DEAR ABBY: The holiday season has begun and most people have started planning for family feasts, gifts, home decorating and travel. Not everyone, however, will be able to leave home, enjoy a holiday trip, or be with family and friends. For many people who are frail, elderly, sick and have disabilities, the holidays mean staying home without the festivities enjoyed by others.
May I offer some simple suggestions to brighten the holidays for our homebound neighbors?
1. One way to literally make the holidays brighter is to help replace burned-out lightbulbs inside and outside their homes. This can be extremely helpful for someone who has difficulty standing or turning bulbs in light sockets. (The same is also true for replacing batteries in smoke detectors.)
2. Help with holiday decorations.

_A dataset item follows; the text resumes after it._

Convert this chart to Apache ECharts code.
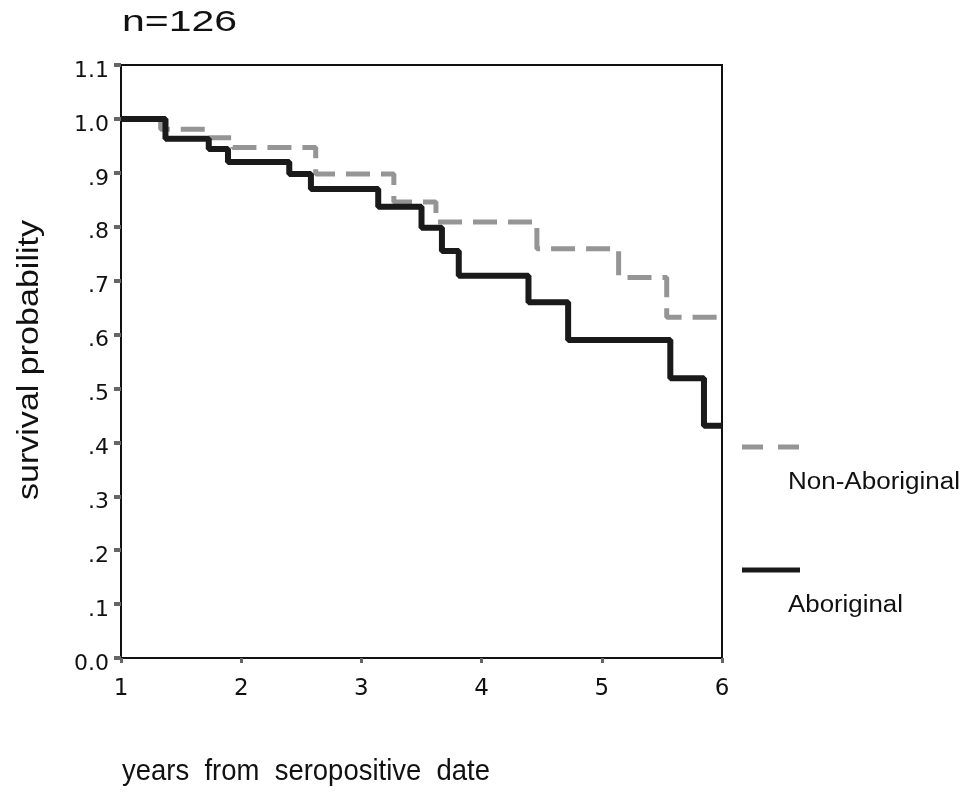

Because putting up decorations can be difficult for frail elderly people, a little assistance with lights and ornaments that usually remain in boxes could brighten their holidays.
3. Give a holiday gift of nonperishable food items. For elderly individuals on fixed incomes, a special gift of jam, instant hot cereals, fruit or a selection of teas or coffee could be a "luxury."
4. Check to see if the heat inside the home is adequate and that precautions have been taken to ensure that faucets are working during sub-zero temperatures.
5. A lap robe or quilt can be a welcomed gift for someone whose home is not well-insulated or heated when the temperature falls.
Many elderly people find it difficult to ask for something, valuing their self-reliance and independence, even if it means ignoring a need. If you think a homebound neighbor could use assistance or a special gift, please reach out and make the effort to help. -- LINDA MASON, VISITING NURSE ASSOCIATION OF TEXAS
DEAR LINDA: I hope your suggestions will stimulate people to think about how they can help those who have difficulty helping themselves. To your terrific suggestions, I would like to add: Loneliness is the ultimate poverty. If you can, spend some time visiting. For someone who lives alone, the holidays can be a constant reminder of family or friends who are no longer living. A little company can go along way toward easing these feelings of loneliness.
And if you're feeling lonely yourself, consider volunteering to deliver Meals on Wheels. Holiday vacations can create a shortage of the volunteers needed to bring meals and human contact to homebound elderly, and those who are sick and disabled. Besides delivering food, the drivers can also provide much-needed holiday cheer. There is no greater "upper" than bringing joy to others.